— START OF Data records —

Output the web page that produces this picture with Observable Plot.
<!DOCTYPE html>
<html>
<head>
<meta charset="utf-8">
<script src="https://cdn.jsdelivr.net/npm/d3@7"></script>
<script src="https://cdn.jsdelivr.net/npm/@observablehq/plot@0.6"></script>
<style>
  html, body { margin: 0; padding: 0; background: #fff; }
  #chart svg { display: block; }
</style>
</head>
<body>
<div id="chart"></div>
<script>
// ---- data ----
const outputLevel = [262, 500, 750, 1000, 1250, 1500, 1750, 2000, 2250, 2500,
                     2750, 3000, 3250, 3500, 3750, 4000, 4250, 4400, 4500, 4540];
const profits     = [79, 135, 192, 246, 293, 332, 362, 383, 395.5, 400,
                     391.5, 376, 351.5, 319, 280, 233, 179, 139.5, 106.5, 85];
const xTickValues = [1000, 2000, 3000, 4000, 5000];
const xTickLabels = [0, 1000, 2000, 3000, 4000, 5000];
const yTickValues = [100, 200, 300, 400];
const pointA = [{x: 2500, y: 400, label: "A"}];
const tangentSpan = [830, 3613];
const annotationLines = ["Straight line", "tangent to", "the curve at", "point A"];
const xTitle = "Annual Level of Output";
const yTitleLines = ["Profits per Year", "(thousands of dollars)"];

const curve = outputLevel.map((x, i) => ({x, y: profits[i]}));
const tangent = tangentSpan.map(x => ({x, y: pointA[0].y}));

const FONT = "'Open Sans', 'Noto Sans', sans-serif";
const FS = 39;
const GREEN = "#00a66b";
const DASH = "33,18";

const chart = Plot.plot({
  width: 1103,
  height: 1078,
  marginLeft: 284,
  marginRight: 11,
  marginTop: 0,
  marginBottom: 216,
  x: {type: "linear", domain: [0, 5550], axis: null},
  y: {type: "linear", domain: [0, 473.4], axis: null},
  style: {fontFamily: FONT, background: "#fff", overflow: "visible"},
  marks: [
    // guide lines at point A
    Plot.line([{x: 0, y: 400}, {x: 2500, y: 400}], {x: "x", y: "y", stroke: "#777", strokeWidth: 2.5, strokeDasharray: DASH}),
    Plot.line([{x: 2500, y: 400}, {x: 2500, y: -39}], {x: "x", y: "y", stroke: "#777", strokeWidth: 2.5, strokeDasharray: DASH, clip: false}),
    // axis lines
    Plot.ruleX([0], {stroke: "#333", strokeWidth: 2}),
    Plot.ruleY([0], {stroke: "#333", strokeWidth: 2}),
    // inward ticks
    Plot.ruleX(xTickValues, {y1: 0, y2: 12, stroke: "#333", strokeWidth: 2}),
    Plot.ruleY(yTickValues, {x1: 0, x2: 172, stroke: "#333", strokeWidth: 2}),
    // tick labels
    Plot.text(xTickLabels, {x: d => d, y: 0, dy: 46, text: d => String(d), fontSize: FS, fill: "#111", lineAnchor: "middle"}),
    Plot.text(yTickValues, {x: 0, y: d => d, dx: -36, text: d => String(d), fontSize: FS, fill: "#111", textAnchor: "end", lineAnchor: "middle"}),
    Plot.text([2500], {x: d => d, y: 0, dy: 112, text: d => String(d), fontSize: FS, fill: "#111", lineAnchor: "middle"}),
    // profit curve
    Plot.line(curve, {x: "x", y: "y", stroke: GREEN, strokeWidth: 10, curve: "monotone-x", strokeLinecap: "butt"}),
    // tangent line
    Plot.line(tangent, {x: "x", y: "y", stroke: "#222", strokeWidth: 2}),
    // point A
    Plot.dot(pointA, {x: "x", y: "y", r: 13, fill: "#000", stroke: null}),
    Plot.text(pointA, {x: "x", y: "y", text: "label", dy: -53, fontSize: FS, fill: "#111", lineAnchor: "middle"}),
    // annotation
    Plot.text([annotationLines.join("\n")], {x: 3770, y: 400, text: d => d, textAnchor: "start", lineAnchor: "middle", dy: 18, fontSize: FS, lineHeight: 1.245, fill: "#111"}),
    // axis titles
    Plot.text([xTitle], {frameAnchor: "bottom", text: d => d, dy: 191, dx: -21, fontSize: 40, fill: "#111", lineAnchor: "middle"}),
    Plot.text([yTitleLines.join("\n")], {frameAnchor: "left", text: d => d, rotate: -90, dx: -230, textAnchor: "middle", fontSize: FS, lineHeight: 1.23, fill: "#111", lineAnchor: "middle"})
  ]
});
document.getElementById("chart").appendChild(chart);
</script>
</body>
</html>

— END OF Data records —
— START OF Data records —

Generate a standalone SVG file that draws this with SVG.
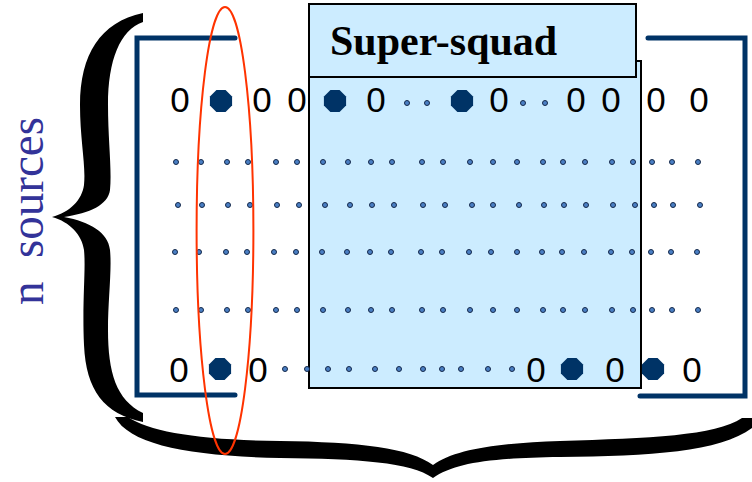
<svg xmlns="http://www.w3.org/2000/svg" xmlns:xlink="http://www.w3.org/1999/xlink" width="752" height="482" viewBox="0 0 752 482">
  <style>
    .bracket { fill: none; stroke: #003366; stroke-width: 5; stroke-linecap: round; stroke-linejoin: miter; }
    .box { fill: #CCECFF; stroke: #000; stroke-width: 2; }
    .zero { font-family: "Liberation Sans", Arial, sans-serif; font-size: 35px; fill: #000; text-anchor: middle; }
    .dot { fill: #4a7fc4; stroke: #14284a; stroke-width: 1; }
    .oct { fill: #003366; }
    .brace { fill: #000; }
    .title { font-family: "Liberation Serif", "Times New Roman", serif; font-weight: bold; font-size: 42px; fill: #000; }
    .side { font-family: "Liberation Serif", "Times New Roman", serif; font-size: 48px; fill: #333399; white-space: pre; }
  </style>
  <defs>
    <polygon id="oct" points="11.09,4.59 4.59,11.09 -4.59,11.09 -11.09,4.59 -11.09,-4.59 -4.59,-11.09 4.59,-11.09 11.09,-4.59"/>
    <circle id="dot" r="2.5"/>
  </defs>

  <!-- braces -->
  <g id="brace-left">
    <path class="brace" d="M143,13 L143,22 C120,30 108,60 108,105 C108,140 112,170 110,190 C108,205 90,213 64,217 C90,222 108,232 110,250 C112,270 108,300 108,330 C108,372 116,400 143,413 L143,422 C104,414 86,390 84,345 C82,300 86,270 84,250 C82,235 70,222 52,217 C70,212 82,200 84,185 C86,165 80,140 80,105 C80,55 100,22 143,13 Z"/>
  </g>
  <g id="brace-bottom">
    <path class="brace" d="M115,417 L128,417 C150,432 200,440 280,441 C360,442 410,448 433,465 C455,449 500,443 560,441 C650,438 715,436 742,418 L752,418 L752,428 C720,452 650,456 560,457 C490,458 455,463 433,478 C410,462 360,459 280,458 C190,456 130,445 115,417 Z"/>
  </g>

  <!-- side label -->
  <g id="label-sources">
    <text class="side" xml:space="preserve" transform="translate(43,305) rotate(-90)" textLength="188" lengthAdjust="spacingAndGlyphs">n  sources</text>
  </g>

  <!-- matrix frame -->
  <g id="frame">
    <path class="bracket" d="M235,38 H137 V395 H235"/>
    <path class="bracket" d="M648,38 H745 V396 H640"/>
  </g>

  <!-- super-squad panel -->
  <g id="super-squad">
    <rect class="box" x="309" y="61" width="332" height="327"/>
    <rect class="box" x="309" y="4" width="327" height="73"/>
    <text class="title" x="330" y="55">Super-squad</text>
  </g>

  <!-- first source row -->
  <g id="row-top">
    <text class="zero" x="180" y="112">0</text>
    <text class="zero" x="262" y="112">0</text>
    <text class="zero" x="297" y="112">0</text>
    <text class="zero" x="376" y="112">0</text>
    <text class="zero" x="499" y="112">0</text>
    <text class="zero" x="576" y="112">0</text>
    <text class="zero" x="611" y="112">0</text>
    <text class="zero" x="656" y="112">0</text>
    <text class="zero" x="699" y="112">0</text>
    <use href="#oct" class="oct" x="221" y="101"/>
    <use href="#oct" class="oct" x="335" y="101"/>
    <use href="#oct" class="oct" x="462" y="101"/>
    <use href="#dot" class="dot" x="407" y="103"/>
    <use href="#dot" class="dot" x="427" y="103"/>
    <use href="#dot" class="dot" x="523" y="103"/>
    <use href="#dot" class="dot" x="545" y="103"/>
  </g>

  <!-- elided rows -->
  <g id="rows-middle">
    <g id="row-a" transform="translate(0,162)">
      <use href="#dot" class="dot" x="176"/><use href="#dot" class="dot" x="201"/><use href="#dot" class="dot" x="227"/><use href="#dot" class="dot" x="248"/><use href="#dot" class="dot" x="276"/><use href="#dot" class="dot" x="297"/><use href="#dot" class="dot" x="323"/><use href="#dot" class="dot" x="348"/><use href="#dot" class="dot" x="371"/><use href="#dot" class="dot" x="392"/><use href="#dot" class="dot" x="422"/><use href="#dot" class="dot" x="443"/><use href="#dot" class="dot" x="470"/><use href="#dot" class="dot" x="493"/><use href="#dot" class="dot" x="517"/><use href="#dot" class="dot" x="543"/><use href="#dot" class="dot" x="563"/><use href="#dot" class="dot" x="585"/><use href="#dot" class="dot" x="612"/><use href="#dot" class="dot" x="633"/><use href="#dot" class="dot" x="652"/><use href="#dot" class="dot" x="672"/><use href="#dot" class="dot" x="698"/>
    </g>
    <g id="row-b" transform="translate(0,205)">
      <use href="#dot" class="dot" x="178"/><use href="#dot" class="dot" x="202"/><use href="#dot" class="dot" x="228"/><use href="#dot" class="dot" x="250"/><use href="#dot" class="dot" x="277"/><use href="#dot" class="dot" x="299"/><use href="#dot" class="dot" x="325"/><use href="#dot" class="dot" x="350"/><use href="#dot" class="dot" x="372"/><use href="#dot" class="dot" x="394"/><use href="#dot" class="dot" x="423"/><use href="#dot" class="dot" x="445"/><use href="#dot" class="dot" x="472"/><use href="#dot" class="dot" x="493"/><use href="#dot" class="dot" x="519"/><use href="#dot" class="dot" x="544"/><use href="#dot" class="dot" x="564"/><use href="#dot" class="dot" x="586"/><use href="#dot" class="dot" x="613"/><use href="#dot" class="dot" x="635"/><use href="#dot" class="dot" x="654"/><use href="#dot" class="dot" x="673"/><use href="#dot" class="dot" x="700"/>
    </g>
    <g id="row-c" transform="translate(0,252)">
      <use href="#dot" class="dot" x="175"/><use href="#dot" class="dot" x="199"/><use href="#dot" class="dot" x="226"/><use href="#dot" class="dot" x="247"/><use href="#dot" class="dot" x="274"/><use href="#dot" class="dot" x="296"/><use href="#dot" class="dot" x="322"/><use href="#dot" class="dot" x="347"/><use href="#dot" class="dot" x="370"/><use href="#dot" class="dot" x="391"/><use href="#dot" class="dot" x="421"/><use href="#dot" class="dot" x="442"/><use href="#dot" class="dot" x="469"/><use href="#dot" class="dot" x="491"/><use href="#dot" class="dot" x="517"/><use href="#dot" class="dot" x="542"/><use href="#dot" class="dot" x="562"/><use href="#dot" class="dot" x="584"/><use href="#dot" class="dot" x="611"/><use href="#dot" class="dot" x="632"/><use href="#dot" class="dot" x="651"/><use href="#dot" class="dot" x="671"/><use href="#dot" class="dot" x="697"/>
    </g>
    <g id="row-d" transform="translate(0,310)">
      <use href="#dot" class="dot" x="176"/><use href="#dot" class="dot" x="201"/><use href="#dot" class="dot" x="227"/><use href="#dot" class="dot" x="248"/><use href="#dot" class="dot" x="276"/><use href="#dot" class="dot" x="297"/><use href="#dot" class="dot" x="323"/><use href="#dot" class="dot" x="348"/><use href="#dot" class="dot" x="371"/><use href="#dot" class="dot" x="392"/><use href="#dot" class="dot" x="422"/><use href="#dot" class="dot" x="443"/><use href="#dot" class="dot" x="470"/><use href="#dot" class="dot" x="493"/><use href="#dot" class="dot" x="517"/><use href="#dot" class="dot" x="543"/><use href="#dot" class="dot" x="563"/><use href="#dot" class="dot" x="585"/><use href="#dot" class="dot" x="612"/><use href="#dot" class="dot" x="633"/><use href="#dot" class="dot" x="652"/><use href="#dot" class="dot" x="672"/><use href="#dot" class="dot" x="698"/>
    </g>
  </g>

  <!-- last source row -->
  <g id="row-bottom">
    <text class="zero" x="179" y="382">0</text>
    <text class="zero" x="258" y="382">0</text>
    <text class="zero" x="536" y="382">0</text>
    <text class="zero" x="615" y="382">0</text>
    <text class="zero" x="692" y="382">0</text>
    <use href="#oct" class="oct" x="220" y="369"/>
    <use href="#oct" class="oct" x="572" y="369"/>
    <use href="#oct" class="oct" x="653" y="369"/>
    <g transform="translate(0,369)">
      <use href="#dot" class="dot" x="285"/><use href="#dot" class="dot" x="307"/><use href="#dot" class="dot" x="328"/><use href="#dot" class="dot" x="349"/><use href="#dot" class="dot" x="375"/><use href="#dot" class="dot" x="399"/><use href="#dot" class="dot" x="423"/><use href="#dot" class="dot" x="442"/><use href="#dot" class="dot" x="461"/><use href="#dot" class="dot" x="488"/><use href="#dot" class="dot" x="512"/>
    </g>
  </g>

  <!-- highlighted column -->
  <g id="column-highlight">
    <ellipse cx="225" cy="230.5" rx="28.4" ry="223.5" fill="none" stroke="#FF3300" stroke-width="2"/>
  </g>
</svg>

— END OF Data records —
— START OF Data records —

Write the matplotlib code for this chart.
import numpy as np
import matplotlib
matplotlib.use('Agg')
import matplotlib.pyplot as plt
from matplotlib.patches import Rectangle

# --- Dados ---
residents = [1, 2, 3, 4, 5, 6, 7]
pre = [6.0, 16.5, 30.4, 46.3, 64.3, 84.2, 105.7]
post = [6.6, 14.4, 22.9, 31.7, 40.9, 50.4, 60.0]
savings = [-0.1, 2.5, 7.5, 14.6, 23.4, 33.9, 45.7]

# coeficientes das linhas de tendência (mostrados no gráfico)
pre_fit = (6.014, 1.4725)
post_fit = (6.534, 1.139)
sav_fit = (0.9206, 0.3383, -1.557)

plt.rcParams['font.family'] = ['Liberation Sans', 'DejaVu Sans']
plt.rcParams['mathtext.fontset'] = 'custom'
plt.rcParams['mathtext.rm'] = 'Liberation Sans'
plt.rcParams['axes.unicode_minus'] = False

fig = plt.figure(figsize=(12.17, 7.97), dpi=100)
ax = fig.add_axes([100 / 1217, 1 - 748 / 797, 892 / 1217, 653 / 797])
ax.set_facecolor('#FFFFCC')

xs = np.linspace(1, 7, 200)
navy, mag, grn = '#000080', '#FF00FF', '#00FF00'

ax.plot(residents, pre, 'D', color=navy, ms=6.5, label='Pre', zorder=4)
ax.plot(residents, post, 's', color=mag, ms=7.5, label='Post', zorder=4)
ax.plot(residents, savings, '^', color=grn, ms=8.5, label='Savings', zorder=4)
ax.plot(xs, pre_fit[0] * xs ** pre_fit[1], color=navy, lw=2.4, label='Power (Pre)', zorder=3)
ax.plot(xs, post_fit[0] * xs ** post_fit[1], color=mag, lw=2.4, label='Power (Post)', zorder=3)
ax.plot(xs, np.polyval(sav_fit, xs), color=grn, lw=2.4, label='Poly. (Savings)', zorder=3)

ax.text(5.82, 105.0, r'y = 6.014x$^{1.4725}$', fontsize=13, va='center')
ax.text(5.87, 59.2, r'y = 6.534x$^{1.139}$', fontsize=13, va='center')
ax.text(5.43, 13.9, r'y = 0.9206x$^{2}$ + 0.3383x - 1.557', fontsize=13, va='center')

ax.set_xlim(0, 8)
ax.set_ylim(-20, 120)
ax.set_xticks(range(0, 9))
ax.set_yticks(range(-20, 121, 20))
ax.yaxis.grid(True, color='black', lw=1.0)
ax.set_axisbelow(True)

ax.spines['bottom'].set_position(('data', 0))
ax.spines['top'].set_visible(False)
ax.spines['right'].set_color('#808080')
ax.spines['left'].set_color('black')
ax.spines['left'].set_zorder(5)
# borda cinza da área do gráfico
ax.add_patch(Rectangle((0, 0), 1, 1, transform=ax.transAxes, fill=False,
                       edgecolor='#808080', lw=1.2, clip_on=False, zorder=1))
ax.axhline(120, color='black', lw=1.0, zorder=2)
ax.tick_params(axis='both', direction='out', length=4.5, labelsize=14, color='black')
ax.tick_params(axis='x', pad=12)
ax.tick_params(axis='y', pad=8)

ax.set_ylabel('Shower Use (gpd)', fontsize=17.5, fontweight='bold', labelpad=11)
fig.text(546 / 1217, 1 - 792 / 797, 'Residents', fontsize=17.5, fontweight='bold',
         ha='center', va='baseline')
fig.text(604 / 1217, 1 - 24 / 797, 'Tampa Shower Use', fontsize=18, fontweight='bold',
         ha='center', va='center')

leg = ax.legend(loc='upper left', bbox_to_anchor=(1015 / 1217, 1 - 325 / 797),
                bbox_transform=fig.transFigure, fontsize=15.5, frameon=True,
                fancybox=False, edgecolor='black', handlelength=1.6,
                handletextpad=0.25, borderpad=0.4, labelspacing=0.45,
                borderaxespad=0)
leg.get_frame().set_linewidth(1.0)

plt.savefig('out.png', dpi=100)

— END OF Data records —

_What is asked_
Extract the lines from the line with "Write the matplotlib code for this chart." through the line with "savings = [-0.1, 2.5, 7.5, 14.6, 23.4, 33.9, 45.7]". Keep both of those lines, copy everything exactly, and add nothing.

_Written answer_
Write the matplotlib code for this chart.
import numpy as np
import matplotlib
matplotlib.use('Agg')
import matplotlib.pyplot as plt
from matplotlib.patches import Rectangle

# --- Dados ---
residents = [1, 2, 3, 4, 5, 6, 7]
pre = [6.0, 16.5, 30.4, 46.3, 64.3, 84.2, 105.7]
post = [6.6, 14.4, 22.9, 31.7, 40.9, 50.4, 60.0]
savings = [-0.1, 2.5, 7.5, 14.6, 23.4, 33.9, 45.7]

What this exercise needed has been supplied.